I found the answer in two places, which both led to the same answer: the first was a person I once worked with, an intelligent person who couldn’t see the wood for the trees, who was mired in their own prejudices, which would blind them to more strategic thinking. And second in my initial ability to know that someone was arriving on Fall as Daoud’s foil and the role they would play, matched to my inability to know who that was specifically. Kate’s weakness would be the same – far sighted enough to see the outcomes and consequences of events, and to make intelligent predictions about the future, while missing the key fact that would help her. This is reflected in parts of the book, for example, the sequence of Kate going into the tunnel:

“She gazed, searched, squinted into the darkness, the deep black with its mysteries so close, so hidden.”

There are examples in the first half of the book about Kate being unable to see, of her vision being obscured. The light that she really needs to illuminate her is missing – it is no coincidence that she is surrounded by holograms, which for the most part are insubstantial light, unreal and outside her body. They are are a false light, externally supplied information, where what she really needs is insight, internal illumination.
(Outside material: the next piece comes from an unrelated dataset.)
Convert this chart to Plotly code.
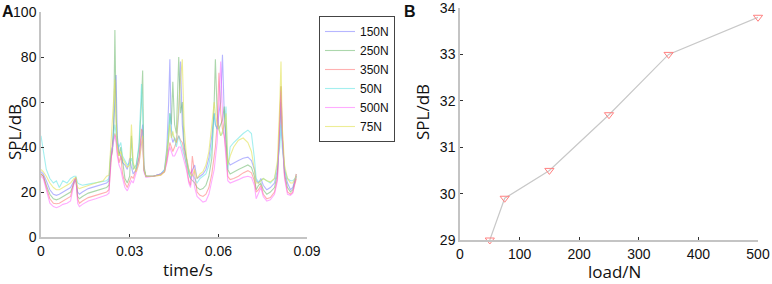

In the second half of the book, Kate’s character has a turning point, although its consequences are not fully realised in book 1. When she commits herself to a journey in the dark, the tunnel-as-metaphor, she makes a mental breakthrough, and her vision starts to clear. It doesn’t clear quickly enough to avoid the events of the book’s end, of course! The point where her character makes that leap in understanding is at the end of the tunnel, in the chapter, “Something wicked this way comes”, when this happens:

“Kate turned around, her eyes wide, still accustomed to the dark, to the claustrophobic airlock, the lightless pasage beyond, adrenalin coursing through her, and faced a bright, blinding light.”

Here she is still trapped by her inability to see what’s coming. She has approached but is blinded by the light, incapable of seeing what’s in front of her, what’s staring her in the face. Her journey through the darkness of the tunnel ends with a bright light. And here she has a final choice. Go back into the darkness, be “claustrophobic”, stay in the darkness the rest of her life, or go into the light, be ‘enlightened’, and learn a greater truth. Our major characters have to go through some test of faith, or even several tests, to prove themselves worthy of our admiration. Kate eventually commits to a course of action:

“Kate blinked, closed her eyes to slits and took two confident steps forward. She didn’t want to show weakness or panic again.”

Not one step forward but two. Far enough that she can’t take a simple step out of it.

By the end of book 1 she grows into a more mature character, is caught between different courses of action, each with horrendous consequences, and tries to navigate a course through them. And while there is a completeness in her actions at the end of the book, Kate’s story is unfinished. The outcome of her decisions are explored in more detail in book 2. And for that … you’ll just have to wait.